Synopses & Reviews
Synopsis
Paul D. Moreno offers a bold reinter-pretation--truly a "new history"--of the role of race and racial discrimination in the American labor movement. Breaking with historians' deadlocked debate over the importance of race in labor organizations, Moreno applies insights of the law-and-economics movement to formulate a powerfully compelling labor-race theorem of elegant simplicity: White unionists found that race was a convenient basis on which to do what unions do--control the labor supply. Not racism pure and simple but "the economics of discrimination" explains historic black absence and under-representation in unions. Moreno's sweeping reexamination stretches from the antebellum period to the present, integrating relevant biographical details of principal figures such as Frederick Douglass and Samuel Gompers.

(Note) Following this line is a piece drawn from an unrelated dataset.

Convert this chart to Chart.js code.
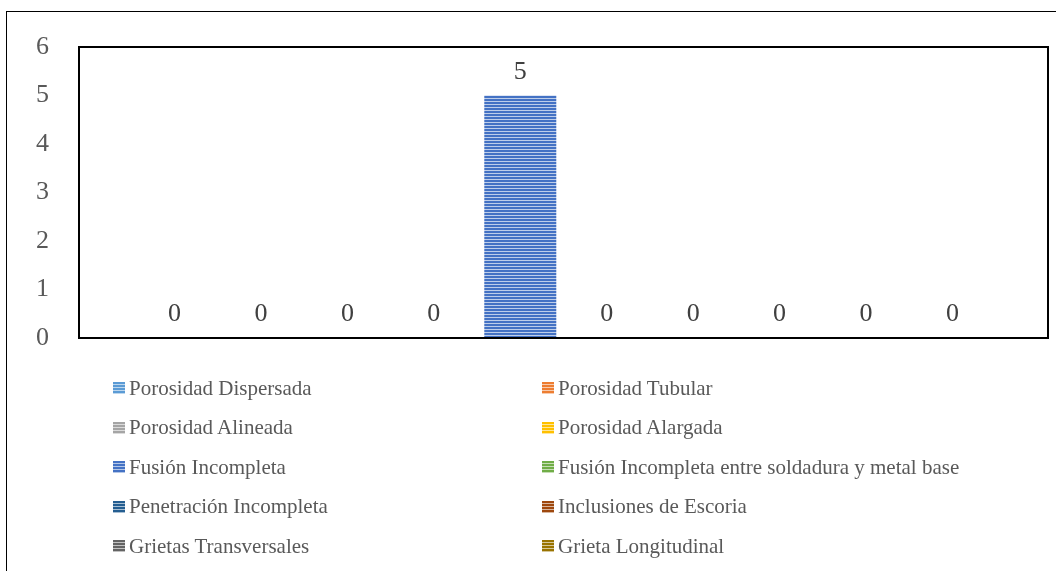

Throughout, he focuses on the liberal-individualist philosophy that underlay the nineteenth-century principle of the right to work, a philosophy that the progressive or twenteith-century liberal view came to override but never fully eradicate. He traces changing attitudes and practices and exposes the impact made by federal and state employment policies, transformations in the southern economy, and the civil rights movement. Moreno brings remarkable clarity to the question of the importance of race in unions, impressively weaving together labor, policy, and African American history into a cogent, persuasive revisionist study that cannot be ignored.